I know that president Obama wasn’t saying that single moms cause gun violence, but there are several reasons we need to be wary when policymakers evoke familial explanations for structural inequalities…. Policy tends to be blind to the pathologies of the privileged. It’s only families that are economically disadvantaged or from communities of color that become spectacles of concern for us. We ring our hands in distress about single mothers living on Chicago’s South Side living in poverty, but allow me to remind you that Newtown shooter Adam Lanza may have been raised by a single mom, but she was left wealthy following her divorce. And Dylan Klebold and Eric Harris [who] massacred their classmates at Columbine High [were] both raised in stable, two-parent households. The receipe to stopping gun violence is more complicated than ‘just add dad.’

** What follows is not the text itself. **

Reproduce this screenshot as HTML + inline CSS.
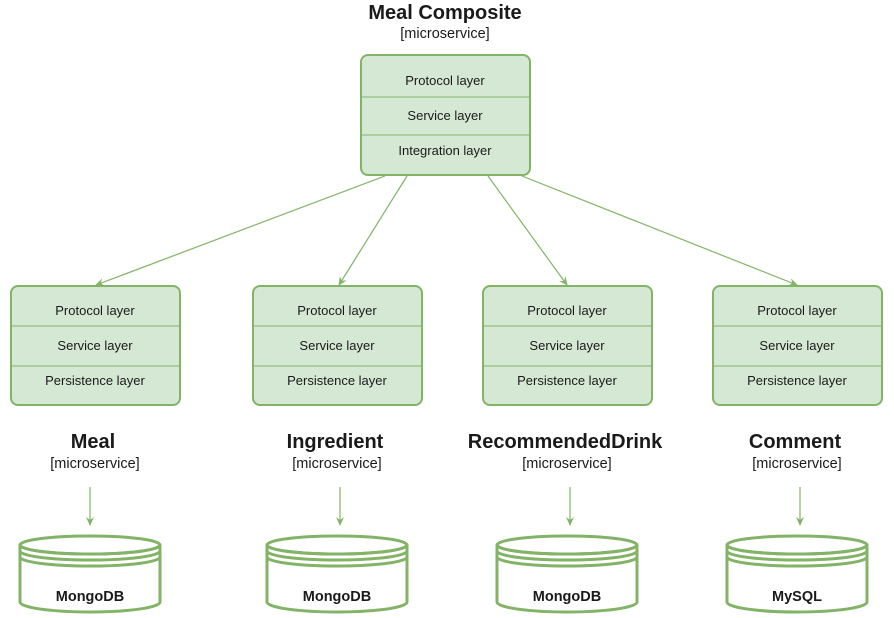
<!DOCTYPE html>
<html><head><style>body{margin:0;background:#fff}svg{display:block}text{font-family:"Liberation Sans",sans-serif;fill:#1a1a1a}</style></head><body>
<svg width="894" height="618" viewBox="0 0 894 618">
<defs><marker id="a" markerWidth="10" markerHeight="10" refX="8" refY="5" orient="auto" markerUnits="userSpaceOnUse"><path d="M0,1 L9,5 L0,9 L3,5 Z" fill="#82b366"/></marker></defs>
<text x="445" y="19" font-size="20" font-weight="bold" text-anchor="middle">Meal Composite</text>
<text x="445" y="38" font-size="14.5" text-anchor="middle">[microservice]</text>
<rect x="361" y="55" width="169" height="120" rx="7" fill="#d5e8d4" stroke="#82b366" stroke-width="2"/>
<line x1="361" y1="97" x2="530" y2="97" stroke="#82b366"/><line x1="361" y1="135" x2="530" y2="135" stroke="#82b366"/>
<text x="445" y="85" font-size="13" text-anchor="middle">Protocol layer</text>
<text x="445" y="120" font-size="13" text-anchor="middle">Service layer</text>
<text x="445" y="155" font-size="13" text-anchor="middle">Integration layer</text>
<g stroke="#82b366" stroke-width="1.2" marker-end="url(#a)">
<line x1="385" y1="176" x2="96" y2="285"/><line x1="407" y1="176" x2="339" y2="285"/>
<line x1="488" y1="176" x2="567" y2="285"/><line x1="522" y1="176" x2="797" y2="285"/>
<line x1="90" y1="487" x2="90" y2="525"/><line x1="340" y1="487" x2="340" y2="525"/>
<line x1="570" y1="487" x2="570" y2="525"/><line x1="800" y1="487" x2="800" y2="525"/>
</g>
<g font-size="13" text-anchor="middle">
<g transform="translate(11,0)"><rect x="0" y="286" width="169" height="119" rx="7" fill="#d5e8d4" stroke="#82b366" stroke-width="2"/><line x1="0" y1="326" x2="169" y2="326" stroke="#82b366"/><line x1="0" y1="366" x2="169" y2="366" stroke="#82b366"/><text x="84" y="315">Protocol layer</text><text x="84" y="350">Service layer</text><text x="84" y="385">Persistence layer</text></g>
<g transform="translate(253,0)"><rect x="0" y="286" width="169" height="119" rx="7" fill="#d5e8d4" stroke="#82b366" stroke-width="2"/><line x1="0" y1="326" x2="169" y2="326" stroke="#82b366"/><line x1="0" y1="366" x2="169" y2="366" stroke="#82b366"/><text x="84" y="315">Protocol layer</text><text x="84" y="350">Service layer</text><text x="84" y="385">Persistence layer</text></g>
<g transform="translate(483,0)"><rect x="0" y="286" width="169" height="119" rx="7" fill="#d5e8d4" stroke="#82b366" stroke-width="2"/><line x1="0" y1="326" x2="169" y2="326" stroke="#82b366"/><line x1="0" y1="366" x2="169" y2="366" stroke="#82b366"/><text x="84" y="315">Protocol layer</text><text x="84" y="350">Service layer</text><text x="84" y="385">Persistence layer</text></g>
<g transform="translate(713,0)"><rect x="0" y="286" width="169" height="119" rx="7" fill="#d5e8d4" stroke="#82b366" stroke-width="2"/><line x1="0" y1="326" x2="169" y2="326" stroke="#82b366"/><line x1="0" y1="366" x2="169" y2="366" stroke="#82b366"/><text x="84" y="315">Protocol layer</text><text x="84" y="350">Service layer</text><text x="84" y="385">Persistence layer</text></g>
</g>
<g text-anchor="middle">
<text x="93" y="448" font-size="20" font-weight="bold">Meal</text><text x="95" y="468" font-size="14.5">[microservice]</text>
<text x="335" y="448" font-size="20" font-weight="bold">Ingredient</text><text x="337" y="468" font-size="14.5">[microservice]</text>
<text x="565" y="448" font-size="20" font-weight="bold">RecommendedDrink</text><text x="567" y="468" font-size="14.5">[microservice]</text>
<text x="795" y="448" font-size="20" font-weight="bold">Comment</text><text x="797" y="468" font-size="14.5">[microservice]</text>
</g>
<g fill="#fff" stroke="#82b366" stroke-width="3">
<g transform="translate(90,0)"><path d="M-70,545 L-70,602 A70,10 0 0 0 70,602 L70,545"/><ellipse cx="0" cy="545" rx="70" ry="9"/><path d="M-70,545 A70,9 0 0 0 70,545 M-70,551 A70,9 0 0 0 70,551 M-70,557 A70,9 0 0 0 70,557" fill="none"/></g>
<g transform="translate(337,0)"><path d="M-70,545 L-70,602 A70,10 0 0 0 70,602 L70,545"/><ellipse cx="0" cy="545" rx="70" ry="9"/><path d="M-70,545 A70,9 0 0 0 70,545 M-70,551 A70,9 0 0 0 70,551 M-70,557 A70,9 0 0 0 70,557" fill="none"/></g>
<g transform="translate(567,0)"><path d="M-70,545 L-70,602 A70,10 0 0 0 70,602 L70,545"/><ellipse cx="0" cy="545" rx="70" ry="9"/><path d="M-70,545 A70,9 0 0 0 70,545 M-70,551 A70,9 0 0 0 70,551 M-70,557 A70,9 0 0 0 70,557" fill="none"/></g>
<g transform="translate(797,0)"><path d="M-70,545 L-70,602 A70,10 0 0 0 70,602 L70,545"/><ellipse cx="0" cy="545" rx="70" ry="9"/><path d="M-70,545 A70,9 0 0 0 70,545 M-70,551 A70,9 0 0 0 70,551 M-70,557 A70,9 0 0 0 70,557" fill="none"/></g>
</g>
<g font-size="14.5" font-weight="bold" text-anchor="middle">
<text x="90" y="601">MongoDB</text><text x="337" y="601">MongoDB</text><text x="567" y="601">MongoDB</text><text x="797" y="601">MySQL</text>
</g>
</svg>
</body></html>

Cooper also offered a public critique, in an opinion column for Ebony.com that laid out her criticism. "Is White mass violence evidence of a failture of White parenting?" she asked. "No one would dare suggest such a thing, nor would they attempt to build a set of public policy solutions around such thinking." Both Harris-Perry and Cooper have faced criticism for their indictment of Obama’s rhetoric around black fatherhood. "I’ve gotten pushback from my non-academic friends who say we’re being too hard on the president, he can’t please everybody, and [my critiques] are too out of touch and academic," Cooper told me over the phone. "But I’ve lived these challenges–my dad was absentee and killed by gun violence. My story is a classic story about black poverty and violence and teen motherhood." Cooper isn’t alone. Black women are largely in favor of the president at the ballot box. In the 2012 election, the president won 96 percent of black women’s votes. Cooper also points to the irony of the president donning what she calls his "father-in-chief" hat and notes Michelle Obama’s confession that her husband was largely an absentee father as he worked his way up to the presidency. "What does it mean that it took becoming president to make this upstanding black man a good dad? It means we need really robust public support. He’s got the biggest public support package there is–public housing, a public salary that allows him to sit down with kids to dinner every night. If he needs it, then so does the public." "Yes, black fathering matters. But it doesn’t matter at the expense of throwing all black people under the bus and being mired in pathology. We deserve better."